Maßgebend für den Erfolg der Anfechtung ist dann aber nur noch, ob im Verhältnis zwischen der leistenden GS und der KG als Schuldnerin der Beklagten die Zahlung des Pachtzinses eine "unentgeltliche Zuwendung" war (JBl 1984, 495 mwH). Ein mit der Leistung der GS verknüpfter Gegenwert ist hier entgegen der Meinung der Vorinstanzen und der Beklagten nicht zu sehen. Ihr "Interesse" am Fortbestehen des Pachtverhältnisses zwischen der KG und der Beklagten, damit sie das Golfplatzmanagement weiter besorgen und dafür die "Greenfees" einheben konnte, war nur ein Motiv für die Zahlung, aber kein mit ihr verknüpfter Gegenwert. Dasselbe gilt für die wechselseitige wirtschaftliche Abhängigkeit der beiden Gesellschaften und für den Umstand, daß die GS auch sonst laufend Zahlungen für die KG geleistet hat. Daraus läßt sich in objektiver Hinsicht kein mit der Pachtzinszahlung der GS verknüpfter Gegenwert ableiten, waren doch beide Gesellschaften bereits seit 1986 insolvent. Dazu kommt, daß die KG der GS zum Zeitpunkt der Zahlung bereits mehr als 6 Millionen S schuldete! Worin bei dieser Sachlage selbst nach den Intentionen der Beteiligten eine Gegenleistung der KG liegen sollte, bleibt unerfindlich. Gerade im Hinblick auf diesen hohen Schuldenstand der KG ist es auch nicht verwunderlich, daß sie - wenngleich knapp nach der angefochtenen Zahlung - die Pfandhaftung für den der GS von der Sparkasse I***** gewährten Rahmenkredit von 3 Millionen S übernommen hatte. Daß diese hypothekarische Sicherstellung des Rahmenkredites nach der Einschätzung der Parteien etwa gerade das Äquivalent für die Pachtzinszahlung der GS in Höhe von 60.000 S sein sollte, hat die Beklagte auch nicht behauptet. Die Annahme eines derartigen Parteiwillens wäre lebensfremd; er läßt sich auch den Feststellungen nicht entnehmen.

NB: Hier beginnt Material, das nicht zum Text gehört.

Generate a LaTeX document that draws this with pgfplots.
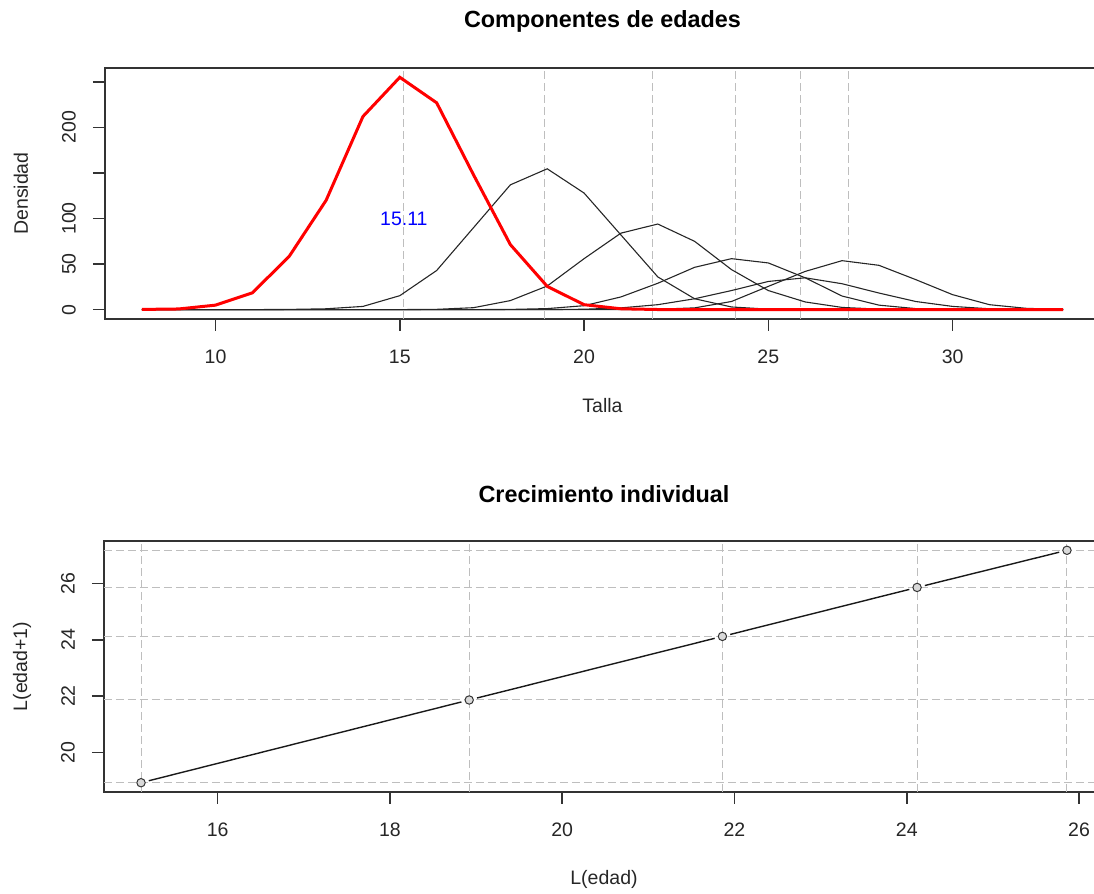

Bei der Pachtzinszahlung der GS für die zahlungsunfähige KG handelte es sich somit im Verhältnis zwischen diesen beiden Gesellschaften um eine unentgeltliche Verfügung im Sinne des § 29 Z 1 KO; in Stattgebung der Revision war daher dem Anfechtungsbegehren des Klägers stattzugeben.
Der Ausspruch über die Kosten des erstinstanzlichen Verfahrens beruht auf § 41 ZPO, jener über die Kosten des Rechtsmittelverfahrens auf §§ 41, 50 ZPO.